Modernism in art is sometimes described as the moment when the artists and painters break away from the general population.  To this day, people debate whether or not abstract art is art at all.  The artists have no such debate.  The same can be said of literature: during the modernist movement, writers like T.S. Elliot wrote poems so complicated that no-one but a literary critic and a scholar of latin and greek could understand them.  Charles dickens wrote before this period .  He is both highly respected and was widely popular.  Today, the literature that is respected by critics is almost never the literature accepted by the masses.

But what about music?  Have we passed over into the realm where good music and popular music are in opposition?  Think about the period of music from the 30s to the 60s.  The great jazz artists of the 30s, Glenn Miller,Billie Holiday, Benny Goodman, they were all chart toppers in their day.  We still celebrate the contributions of those artists.  It’s true right up to the 60s.  Aretha Franklin, The Temptations, The Beatles, The Doors, Bob Dylan, The Rolling Stones, all musical heroes in their respective Genres.  It seems that record sales line up with our impressions of musical skill at least until the 60s.
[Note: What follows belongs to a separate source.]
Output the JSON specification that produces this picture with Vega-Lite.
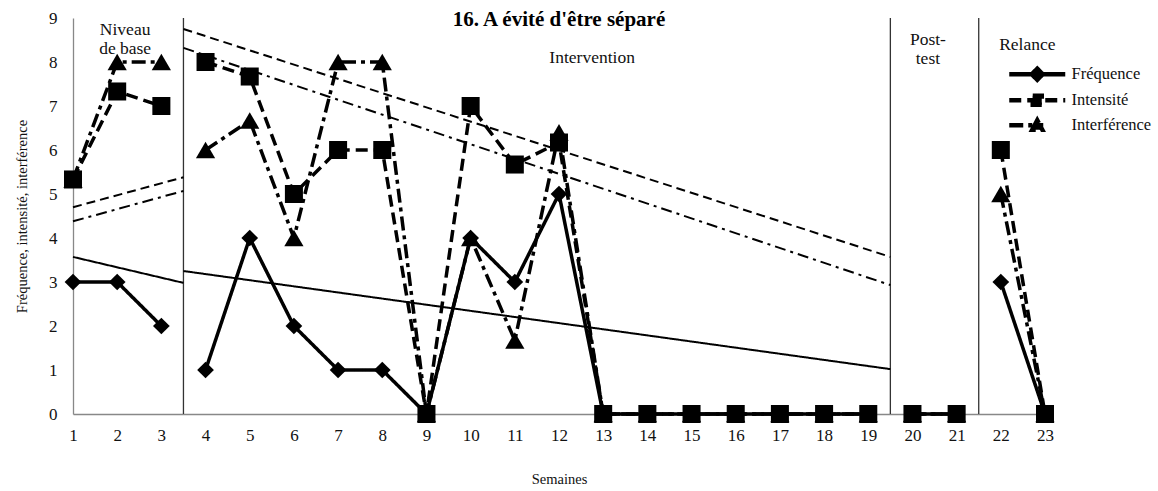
{
  "$schema": "https://vega.github.io/schema/vega-lite/v6.json",
  "width": 972,
  "height": 396,
  "autosize": {"type": "none"},
  "padding": {"left": 73, "top": 18, "right": 113, "bottom": 77},
  "background": "white",
  "config": {
    "view": {"stroke": null},
    "font": "Liberation Serif",
    "text": {"lineBreak": "\n"}
  },
  "title": {
    "text": "16. A évité d'être séparé",
    "font": "Liberation Serif",
    "fontSize": 21,
    "fontWeight": "bold",
    "color": "black",
    "anchor": "middle",
    "offset": -21
  },
  "datasets": {
    "obs": [
      {"week": 1, "series": "Fréquence", "value": 3, "phase": "base"},
      {"week": 2, "series": "Fréquence", "value": 3, "phase": "base"},
      {"week": 3, "series": "Fréquence", "value": 2, "phase": "base"},
      {"week": 4, "series": "Fréquence", "value": 1, "phase": "int"},
      {"week": 5, "series": "Fréquence", "value": 4, "phase": "int"},
      {"week": 6, "series": "Fréquence", "value": 2, "phase": "int"},
      {"week": 7, "series": "Fréquence", "value": 1, "phase": "int"},
      {"week": 8, "series": "Fréquence", "value": 1, "phase": "int"},
      {"week": 9, "series": "Fréquence", "value": 0, "phase": "int"},
      {"week": 10, "series": "Fréquence", "value": 4, "phase": "int"},
      {"week": 11, "series": "Fréquence", "value": 3, "phase": "int"},
      {"week": 12, "series": "Fréquence", "value": 5, "phase": "int"},
      {"week": 13, "series": "Fréquence", "value": 0, "phase": "int"},
      {"week": 14, "series": "Fréquence", "value": 0, "phase": "int"},
      {"week": 15, "series": "Fréquence", "value": 0, "phase": "int"},
      {"week": 16, "series": "Fréquence", "value": 0, "phase": "int"},
      {"week": 17, "series": "Fréquence", "value": 0, "phase": "int"},
      {"week": 18, "series": "Fréquence", "value": 0, "phase": "int"},
      {"week": 19, "series": "Fréquence", "value": 0, "phase": "int"},
      {"week": 20, "series": "Fréquence", "value": 0, "phase": "post"},
      {"week": 21, "series": "Fréquence", "value": 0, "phase": "post"},
      {"week": 22, "series": "Fréquence", "value": 3, "phase": "rel"},
      {"week": 23, "series": "Fréquence", "value": 0, "phase": "rel"},
      {"week": 1, "series": "Interférence", "value": 5.33, "phase": "base"},
      {"week": 2, "series": "Interférence", "value": 8, "phase": "base"},
      {"week": 3, "series": "Interférence", "value": 8, "phase": "base"},
      {"week": 4, "series": "Interférence", "value": 6, "phase": "int"},
      {"week": 5, "series": "Interférence", "value": 6.67, "phase": "int"},
      {"week": 6, "series": "Interférence", "value": 4, "phase": "int"},
      {"week": 7, "series": "Interférence", "value": 8, "phase": "int"},
      {"week": 8, "series": "Interférence", "value": 8, "phase": "int"},
      {"week": 9, "series": "Interférence", "value": 0, "phase": "int"},
      {"week": 10, "series": "Interférence", "value": 4, "phase": "int"},
      {"week": 11, "series": "Interférence", "value": 1.67, "phase": "int"},
      {"week": 12, "series": "Interférence", "value": 6.4, "phase": "int"},
      {"week": 13, "series": "Interférence", "value": 0, "phase": "int"},
      {"week": 14, "series": "Interférence", "value": 0, "phase": "int"},
      {"week": 15, "series": "Interférence", "value": 0, "phase": "int"},
      {"week": 16, "series": "Interférence", "value": 0, "phase": "int"},
      {"week": 17, "series": "Interférence", "value": 0, "phase": "int"},
      {"week": 18, "series": "Interférence", "value": 0, "phase": "int"},
      {"week": 19, "series": "Interférence", "value": 0, "phase": "int"},
      {"week": 20, "series": "Interférence", "value": 0, "phase": "post"},
      {"week": 21, "series": "Interférence", "value": 0, "phase": "post"},
      {"week": 22, "series": "Interférence", "value": 5, "phase": "rel"},
      {"week": 23, "series": "Interférence", "value": 0, "phase": "rel"},
      {"week": 1, "series": "Intensité", "value": 5.33, "phase": "base"},
      {"week": 2, "series": "Intensité", "value": 7.33, "phase": "base"},
      {"week": 3, "series": "Intensité", "value": 7, "phase": "base"},
      {"week": 4, "series": "Intensité", "value": 8, "phase": "int"},
      {"week": 5, "series": "Intensité", "value": 7.67, "phase": "int"},
      {"week": 6, "series": "Intensité", "value": 5, "phase": "int"},
      {"week": 7, "series": "Intensité", "value": 6, "phase": "int"},
      {"week": 8, "series": "Intensité", "value": 6, "phase": "int"},
      {"week": 9, "series": "Intensité", "value": 0, "phase": "int"},
      {"week": 10, "series": "Intensité", "value": 7, "phase": "int"},
      {"week": 11, "series": "Intensité", "value": 5.67, "phase": "int"},
      {"week": 12, "series": "Intensité", "value": 6.17, "phase": "int"},
      {"week": 13, "series": "Intensité", "value": 0, "phase": "int"},
      {"week": 14, "series": "Intensité", "value": 0, "phase": "int"},
      {"week": 15, "series": "Intensité", "value": 0, "phase": "int"},
      {"week": 16, "series": "Intensité", "value": 0, "phase": "int"},
      {"week": 17, "series": "Intensité", "value": 0, "phase": "int"},
      {"week": 18, "series": "Intensité", "value": 0, "phase": "int"},
      {"week": 19, "series": "Intensité", "value": 0, "phase": "int"},
      {"week": 20, "series": "Intensité", "value": 0, "phase": "post"},
      {"week": 21, "series": "Intensité", "value": 0, "phase": "post"},
      {"week": 22, "series": "Intensité", "value": 6, "phase": "rel"},
      {"week": 23, "series": "Intensité", "value": 0, "phase": "rel"}
    ],
    "trend": [
      {"series": "Fréquence", "phase": "base", "week": 1, "value": 3.57},
      {"series": "Fréquence", "phase": "base", "week": 3.5, "value": 2.98},
      {"series": "Intensité", "phase": "base", "week": 1, "value": 4.7},
      {"series": "Intensité", "phase": "base", "week": 3.5, "value": 5.38},
      {"series": "Interférence", "phase": "base", "week": 1, "value": 4.38},
      {"series": "Interférence", "phase": "base", "week": 3.5, "value": 5.07},
      {"series": "Fréquence", "phase": "int", "week": 3.5, "value": 3.25},
      {"series": "Fréquence", "phase": "int", "week": 19.5, "value": 1.02},
      {"series": "Intensité", "phase": "int", "week": 3.5, "value": 8.75},
      {"series": "Intensité", "phase": "int", "week": 19.5, "value": 3.57},
      {"series": "Interférence", "phase": "int", "week": 3.5, "value": 8.32},
      {"series": "Interférence", "phase": "int", "week": 19.5, "value": 2.93}
    ],
    "phases": [
      {"week": 3.5},
      {"week": 19.5},
      {"week": 21.5}
    ],
    "labels": [
      {"label": "Niveau\nde base", "week": 2.18, "value": 8.93},
      {"label": "Intervention", "week": 12.75, "value": 8.3},
      {"label": "Post-\ntest", "week": 20.35, "value": 8.7},
      {"label": "Relance", "week": 22.6, "value": 8.58}
    ]
  },
  "resolve": {"scale": {"strokeDash": "independent", "size": "independent", "shape": "independent"}},
  "layer": [
    {
      "data": {"name": "phases"},
      "mark": {"type": "rule", "color": "#333", "strokeWidth": 1.3},
      "encoding": {
        "x": {"field": "week", "type": "quantitative", "scale": {"domain": [1, 23], "nice": false, "zero": false},
          "axis": {"values": [1,2,3,4,5,6,7,8,9,10,11,12,13,14,15,16,17,18,19,20,21,22,23], "title": "Semaines", "grid": false, "ticks": false,
            "domainColor": "#888", "domainWidth": 1.3, "labelFont": "Liberation Serif", "labelFontSize": 17, "labelColor": "#111",
            "labelPadding": 13, "titleFont": "Liberation Serif", "titleFontSize": 14.5, "titleFontWeight": "normal", "titleColor": "#111", "titlePadding": 29, "labelFlush": false}},
        "y": {"datum": 0, "type": "quantitative", "scale": {"domain": [0, 9], "nice": false},
          "axis": {"values": [0,1,2,3,4,5,6,7,8,9], "title": "Fréquence, intensité, interférence", "grid": false, "ticks": false,
            "domainColor": "#888", "domainWidth": 1.3, "labelFont": "Liberation Serif", "labelFontSize": 17, "labelColor": "#111",
            "labelPadding": 16, "titleFont": "Liberation Serif", "titleFontSize": 14.5, "titleFontWeight": "normal", "titleColor": "#111", "titlePadding": 19}},
        "y2": {"datum": 9}
      }
    },
    {
      "data": {"name": "trend"},
      "mark": {"type": "line", "color": "black", "strokeWidth": 2},
      "encoding": {
        "x": {"field": "week", "type": "quantitative"},
        "y": {"field": "value", "type": "quantitative"},
        "detail": {"field": "phase"},
        "strokeDash": {"field": "series", "type": "nominal", "legend": null,
          "scale": {"domain": ["Fréquence", "Intensité", "Interférence"], "range": [[1, 0], [9, 5], [11, 5, 3, 5]]}}
      }
    },
    {
      "data": {"name": "obs"},
      "mark": {"type": "line", "color": "black", "strokeWidth": 3.5},
      "encoding": {
        "x": {"field": "week", "type": "quantitative"},
        "y": {"field": "value", "type": "quantitative"},
        "detail": {"field": "phase"},
        "strokeDash": {"field": "series", "type": "nominal",
          "scale": {"domain": ["Fréquence", "Intensité", "Interférence"], "range": [[1, 0], [12, 6], [14, 5, 4, 5]]},
          "legend": {
            "title": null, "orient": "none", "legendX": 956, "legendY": 48, "padding": 0,
            "symbolSize": 100, "symbolStrokeWidth": 4.5, "symbolStrokeColor": "black", "symbolFillColor": "black",
            "labelFont": "Liberation Serif", "labelFontSize": 16.5, "labelColor": "#111", "labelOffset": 26, "rowPadding": -3,
            "encode": {"symbols": {"update": {
              "shape": {"signal": "datum.value === 'Fréquence' ? 'M-5.6,0H5.6M0,-1.1L1.1,0L0,1.1L-1.1,0Z' : datum.value === 'Intensité' ? 'M-5.6,0H5.6M-0.9,-0.9H0.9V0.9H-0.9Z' : 'M-5.6,0H1.2M-1,0.9L0,-1L1,0.9Z'"},
              "fill": {"value": "black"},
              "stroke": {"value": "black"}
            }}}
          }}
      }
    },
    {
      "data": {"name": "obs"},
      "mark": {"type": "point", "filled": true, "color": "black", "opacity": 1},
      "encoding": {
        "x": {"field": "week", "type": "quantitative"},
        "y": {"field": "value", "type": "quantitative"},
        "shape": {"field": "series", "type": "nominal", "legend": null,
          "scale": {"domain": ["Fréquence", "Intensité", "Interférence"], "range": ["diamond", "square", "triangle-up"]}},
        "size": {"field": "series", "type": "nominal", "legend": null,
          "scale": {"domain": ["Fréquence", "Intensité", "Interférence"], "range": [280, 370, 380]}}
      }
    },
    {
      "data": {"name": "labels"},
      "mark": {"type": "text", "font": "Liberation Serif", "fontSize": 17.5, "color": "#111", "baseline": "top", "align": "center", "lineHeight": 19},
      "encoding": {
        "x": {"field": "week", "type": "quantitative"},
        "y": {"field": "value", "type": "quantitative"},
        "text": {"field": "label"}
      }
    }
  ]
}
What about the 80s?  Madonna, Michael Jackson, Prince, Rick James, A Flock of Seagulls, do we consider these artist great musical geniuses?  I’ve heard people talk about Michael Jackson and Prince in these terms but usually people qualify their statements somehow to fit inside the pop genre.  There are 80s artists who are truly celebrated as musical geniuses: people like the Clash, Elvis Costello, and New Order.  These are artists that had limited popular success in their own time and have enjoyed critical success ever since.

What about today?  Pink, Rihanna, Taylor Swift, Justin Timberlake, Bruno Mars, and Pitbull top the charts.  Do you think these artists will be considered musical geniuses for generations to come?  Somehow I doubt it.  Somehow I suspect the musicians who will be remembered as great artists are selling a lot less records than these people.  To make sense of this, we have to identify the difference between pop music and everything else.

For me it’s an easy definition: pop music is music designed to be popular.  It’s the McDonalds of music, the starbucks of music, the Stephenie Meyer of music, the ikea of music, the Bose audio of music, the Chevrolet Malibu of music.  It’s a product designed to appeal to the maximum number of consumers.  There’s nothing wrong with this mindset but it’s not art.  Art is by definition not an economic endeavor, it’s created to be celebrated for its beauty or emotional power.  Therefore if you think music is art, popular music is bad music.  If you think music is a consumer product, popular music is the best music.

This paradigm was on display a couple years ago at the Grammys when Arcade Fire beat Justin Bieber in the “Album of the Year” category.  We who follow alternative music know that Arcade Fire are one of the most established and celebrated bands in the world today.  To compare them to Justin Bieberat all is embarrassing, yet the Beliebers were outraged that these nobodies were recognized.  Esperanza Spalding was also scorned her win over Bieber though she obviously has more talent than Bieber, Kanye West, and Jay-Z combined.  Just because beauty is subjective doesn’t mean more popular things are more beautiful.  Taste is subjective also.  That doesn’t mean burgers are better than caviar or bud light is better than single malt scotch.

Of course the reason this concept rubs so many people the wrong way is because it sets up the idea of a sort of musical intelligentsia who knows what’s good and what’s bad.  This isn’t necessary.  The difference again is intent.  If you listen to music for enjoyment, pop music may be what you enjoy and thus is the best music for you.  If you listen to music to find the best artistry, the most creativity, and the freshest ideas, pop music will definitely let you down.

I really believe that quality and popularity have become polarized in the music world today.  Only in the world of alternative music do I see musical artists recognized for the quality of their work, and only on occasion.  Rufus Wainwright can point out that Lady Gaga can’t write worth crap and it’s hard to disagree even though she sells way way more albums than he does.  It’s just the world we live in.  Just like you wouldn’t take a vote to find out which painting in the museum is the best or most influential, nor would you accept a vote on what architect is the most brilliant, album sales and general popularity no longer indicate who’s got the musical talent.  Only delving into great albums, studying them, and appreciating the musicianship will tell you that.

What do you think?  Is popularity or record sales a measure of musical artistry?  Or is pop music a mass produced product and the real musical artists are in the shadows?